**Listed entries**
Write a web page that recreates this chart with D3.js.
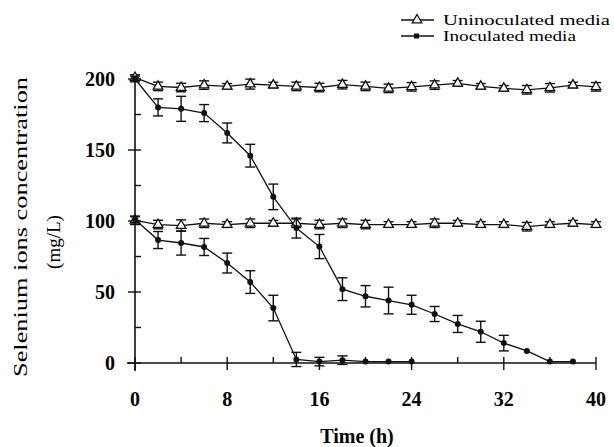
--
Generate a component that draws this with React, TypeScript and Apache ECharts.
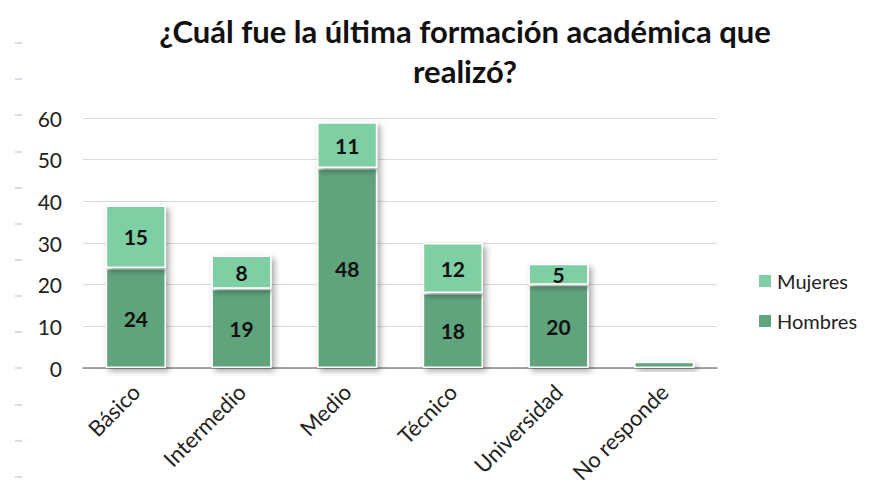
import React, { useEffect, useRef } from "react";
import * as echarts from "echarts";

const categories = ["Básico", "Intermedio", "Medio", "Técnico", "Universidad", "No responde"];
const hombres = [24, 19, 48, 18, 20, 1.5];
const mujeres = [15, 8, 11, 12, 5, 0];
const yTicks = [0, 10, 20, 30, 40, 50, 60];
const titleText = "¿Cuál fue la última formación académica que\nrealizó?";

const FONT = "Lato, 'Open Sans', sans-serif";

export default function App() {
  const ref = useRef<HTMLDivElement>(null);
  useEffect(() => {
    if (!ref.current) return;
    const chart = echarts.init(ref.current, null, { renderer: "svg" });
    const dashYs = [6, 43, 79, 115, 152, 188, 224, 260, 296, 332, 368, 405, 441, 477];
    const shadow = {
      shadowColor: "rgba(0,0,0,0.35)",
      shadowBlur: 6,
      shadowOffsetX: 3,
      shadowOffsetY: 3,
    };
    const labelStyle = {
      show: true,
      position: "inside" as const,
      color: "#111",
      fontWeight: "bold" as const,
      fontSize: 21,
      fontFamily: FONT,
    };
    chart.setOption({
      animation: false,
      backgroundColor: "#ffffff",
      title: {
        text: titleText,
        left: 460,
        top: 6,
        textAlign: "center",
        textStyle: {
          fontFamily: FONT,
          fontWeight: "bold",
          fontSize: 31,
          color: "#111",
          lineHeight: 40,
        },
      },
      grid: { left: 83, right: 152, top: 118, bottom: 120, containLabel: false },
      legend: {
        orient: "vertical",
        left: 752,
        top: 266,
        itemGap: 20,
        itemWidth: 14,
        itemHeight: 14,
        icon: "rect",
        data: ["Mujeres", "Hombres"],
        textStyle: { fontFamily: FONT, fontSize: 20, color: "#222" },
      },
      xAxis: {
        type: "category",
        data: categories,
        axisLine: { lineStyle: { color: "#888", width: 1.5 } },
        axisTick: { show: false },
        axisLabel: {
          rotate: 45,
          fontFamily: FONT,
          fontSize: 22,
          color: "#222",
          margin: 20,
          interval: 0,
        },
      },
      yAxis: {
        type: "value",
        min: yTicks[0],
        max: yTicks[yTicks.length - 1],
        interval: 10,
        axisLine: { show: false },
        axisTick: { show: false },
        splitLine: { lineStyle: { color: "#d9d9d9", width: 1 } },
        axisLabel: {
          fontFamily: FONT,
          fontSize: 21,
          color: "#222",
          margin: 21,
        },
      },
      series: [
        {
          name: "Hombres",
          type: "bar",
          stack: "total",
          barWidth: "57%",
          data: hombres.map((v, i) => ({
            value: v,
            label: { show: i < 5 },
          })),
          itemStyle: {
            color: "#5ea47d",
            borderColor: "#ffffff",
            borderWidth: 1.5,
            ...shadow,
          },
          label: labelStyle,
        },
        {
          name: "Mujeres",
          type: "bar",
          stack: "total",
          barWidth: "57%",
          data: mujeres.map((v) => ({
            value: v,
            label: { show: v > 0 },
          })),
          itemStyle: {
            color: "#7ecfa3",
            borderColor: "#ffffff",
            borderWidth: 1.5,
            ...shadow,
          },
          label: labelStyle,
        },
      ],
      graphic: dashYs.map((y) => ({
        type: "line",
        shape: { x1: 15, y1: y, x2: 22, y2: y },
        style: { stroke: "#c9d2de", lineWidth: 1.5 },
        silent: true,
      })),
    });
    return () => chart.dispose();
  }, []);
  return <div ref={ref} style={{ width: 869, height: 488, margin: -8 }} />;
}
...
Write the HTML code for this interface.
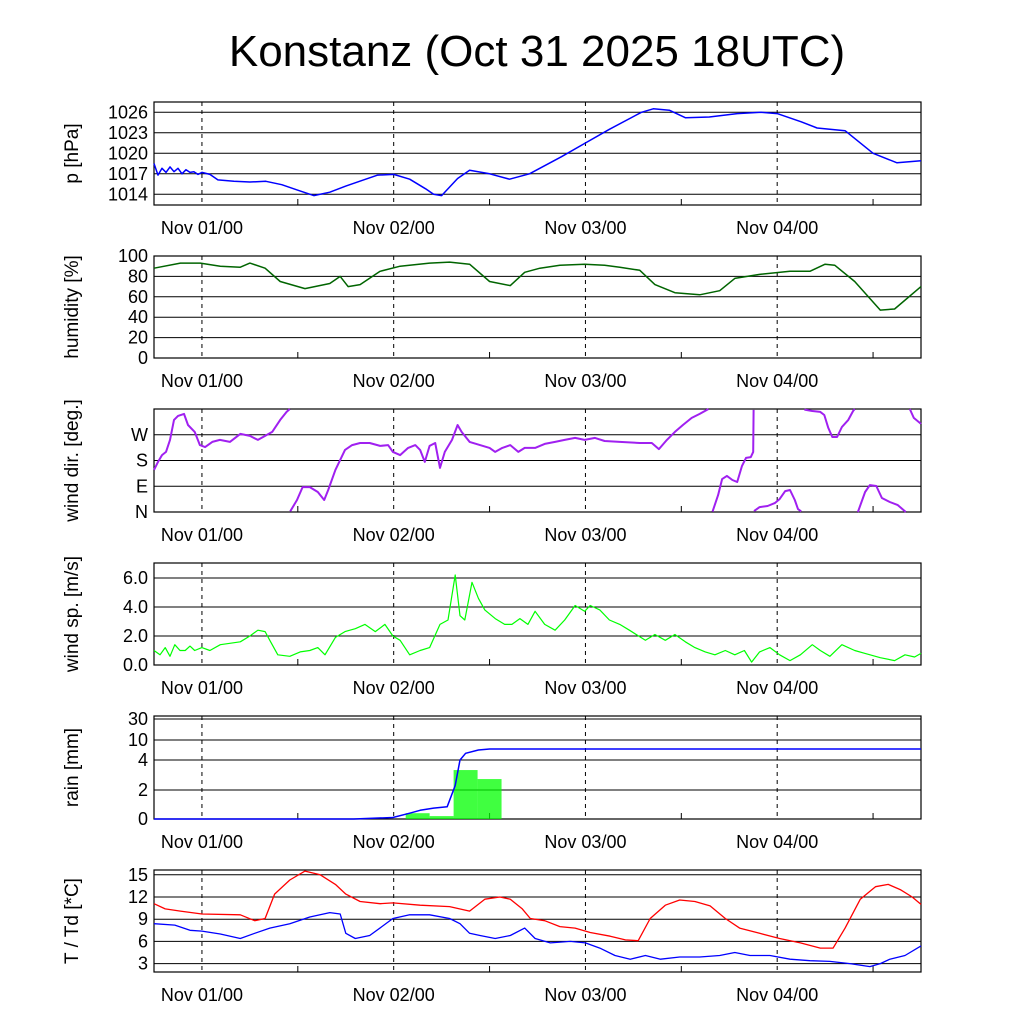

**Direction**
Retype the section that opens with the line holding "Generate a component" and closes with the line holding "fue la última", exactly as it reads, without any pictures.

**Response to the task**
Generate a component that draws this with React, TypeScript and Apache ECharts.
import React, { useEffect, useRef } from "react";
import * as echarts from "echarts";

const categories = ["Básico", "Intermedio", "Medio", "Técnico", "Universidad", "No responde"];
const hombres = [24, 19, 48, 18, 20, 1.5];
const mujeres = [15, 8, 11, 12, 5, 0];
const yTicks = [0, 10, 20, 30, 40, 50, 60];
const titleText = "¿Cuál fue la última formación académica que\nrealizó?";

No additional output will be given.